All five people on board the missing Titan submersible are dead, the US Coast Guard confirmed on Thursday. Its officials said the debris were consistent with the "catastrophic implosion" of the vessel. While the world is still grappling with the shocking news, the news a harrowing episode faced by of one of the five passengers on the vessel is doing the rounds on the internet. The passenger, Pakistani businessman Shahzada Dawood, had survived a terrifying "deep plunge" on a plane, according to his wife. Christine Dawood wrote a blog post about the incident that took place in January 2019, according to The Daily Beast.
"I should have known when they cancelled our flight and put us on the next one. We should have taken the sign, gone back home and had a long and generous breakfast," Christine wrote in the blog.
"But we didn't, and this flight became one of the most memorable ones of my life," she further said without specifying when the flight took place or where they flying to and from.
She then described the hellish account of the plane taking a "deep plunge" that had passengers letting out "one simultaneous cry, which turned to a whimper and then silence".
"I clutched my armrests, as if that would make a difference.
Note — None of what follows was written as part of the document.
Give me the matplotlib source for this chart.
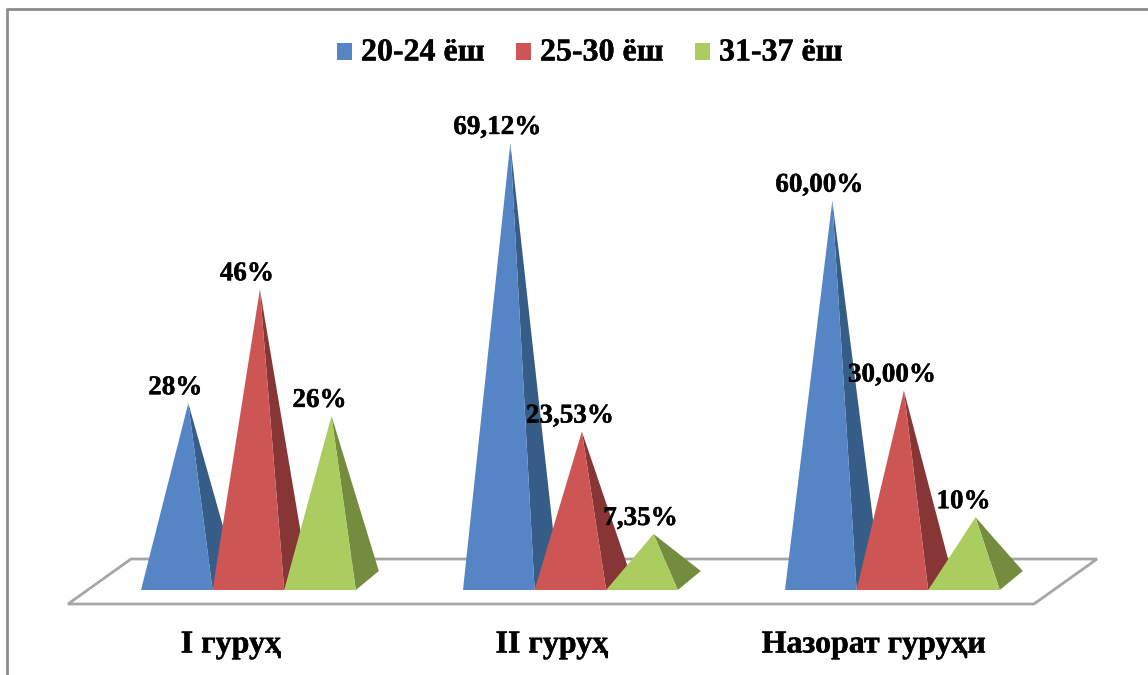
"""Пирамидальная диаграмма по возрастным группам."""
import matplotlib
matplotlib.use("Agg")
import matplotlib.patches as patches
import matplotlib.patheffects as pe
import matplotlib.pyplot as plt

plt.rcParams["font.family"] = ["Liberation Serif", "DejaVu Serif"]

groups = ["I гуруҳ", "II гуруҳ", "Назорат гуруҳи"]
series = ["20-24 ёш", "25-30 ёш", "31-37 ёш"]
age_20_24 = [28, 69.12, 60]
age_25_30 = [46, 23.53, 30]
age_31_37 = [26, 7.35, 10]
labels_20_24 = ["28%", "69,12%", "60,00%"]
labels_25_30 = ["46%", "23,53%", "30,00%"]
labels_31_37 = ["26%", "7,35%", "10%"]

FRONT = ["#5585C5", "#CD5654", "#ABCD60"]
SIDE = ["#365C88", "#873535", "#748C3E"]
EDGE = "#A6A6A6"

W, H = 1148, 675
PX_X = 71.6   # ширина пирамиды в пикселях
PX_Y = 6.33   # пикселей на один процент
X0, Y0 = 141, 590
STEP = 322 / PX_X
DEPTH_X, DEPTH_Y = 23 / PX_X, 19 / PX_Y
BOLD = [pe.withStroke(linewidth=0.3, foreground="black")]


def px_x(x):
    return (x - X0) / PX_X


def px_y(y):
    return (Y0 - y) / PX_Y


def pyramid(ax, x, value, color, dark):
    apex = (x + 0.5 + DEPTH_X / 2, value + DEPTH_Y / 2)
    # боковая грань, затем передняя
    ax.add_patch(patches.Polygon(
        [(x + 1, 0), (x + 1 + DEPTH_X, DEPTH_Y), apex],
        facecolor=dark, edgecolor="none", zorder=3))
    ax.add_patch(patches.Polygon(
        [(x, 0), (x + 1, 0), apex],
        facecolor=color, edgecolor="none", zorder=3))


fig = plt.figure(figsize=(W / 100, H / 100), dpi=100)
ax = fig.add_axes([0, 0, 1, 1])
ax.set_xlim(px_x(0), px_x(W))
ax.set_ylim(px_y(H), px_y(0))
ax.axis("off")

# Рамка диаграммы
ax.plot([px_x(7), px_x(7), px_x(W)], [px_y(H), px_y(9), px_y(9)],
        color="#8C8C8C", lw=2.0, zorder=1)

# Пол
floor = [(68, 604), (1034, 604), (1097, 559), (131, 559)]
ax.add_patch(patches.Polygon(
    [(px_x(a), px_y(b)) for a, b in floor],
    facecolor="white", edgecolor=EDGE, lw=2.0, zorder=2))

values = [age_20_24, age_25_30, age_31_37]
texts = [labels_20_24, labels_25_30, labels_31_37]
# сдвиги подписей от вершины, в пикселях
shift_x = [[-13, -13, -13], [-13, -12, -12], [-12, -13, -12]]

for s in range(3):
    for g in range(3):
        x = g * STEP + s
        pyramid(ax, x, values[s][g], FRONT[s], SIDE[s])
        ax.text(x + 0.5 + DEPTH_X / 2 + shift_x[s][g] / PX_X,
                values[s][g] + DEPTH_Y / 2 + 3 / PX_Y,
                texts[s][g], ha="center", va="bottom", fontsize=19.5,
                fontweight="bold", color="black", zorder=5,
                path_effects=BOLD)

# Подписи групп
for g, name in enumerate(groups):
    ax.text(px_x([231, 552, 874][g]), px_y(645), name, ha="center",
            va="center", fontsize=23, fontweight="bold", zorder=5,
            path_effects=BOLD)

# Легенда
for s, (sx, tx) in enumerate(zip([337, 516, 695], [361, 540, 719])):
    ax.add_patch(patches.Rectangle(
        (px_x(sx), px_y(60)), 15 / PX_X, 17 / PX_Y,
        facecolor=FRONT[s], edgecolor="none", zorder=3))
    ax.text(px_x(tx), px_y(53), series[s], ha="left", va="center",
            fontsize=23, fontweight="bold", zorder=5, path_effects=BOLD)

fig.savefig("out.png", dpi=100)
I needed something to hold on to, something stable in a shaky metal tube thousands of feet above the ground," Christine wrote in the blog.
The passengers experienced multiple violent plunges during the flight that left her feeling "like a grain in a big bag of sand".
She said that her husband Shahzada Dawood, a seasoned traveller and adventurer, was also scared.
"I've read many times that people start to pray in such situations or that their life flashes by like a movie. My husband told me later that he was thinking of all the opportunities he'd missed and how much he still wanted to teach our children," she said in the blog post.
"As the plane turned, my side lifted forcing me to look down to my left. My husband faced me, our eyes locked and our hands interlinked. No words were needed. He was as scared as I was and yet we were together. 'Until death do...' No, don't go there!"
The plane landed safely at the end of the journey, but the experience was something that Christine said she couldn't forget for a long time.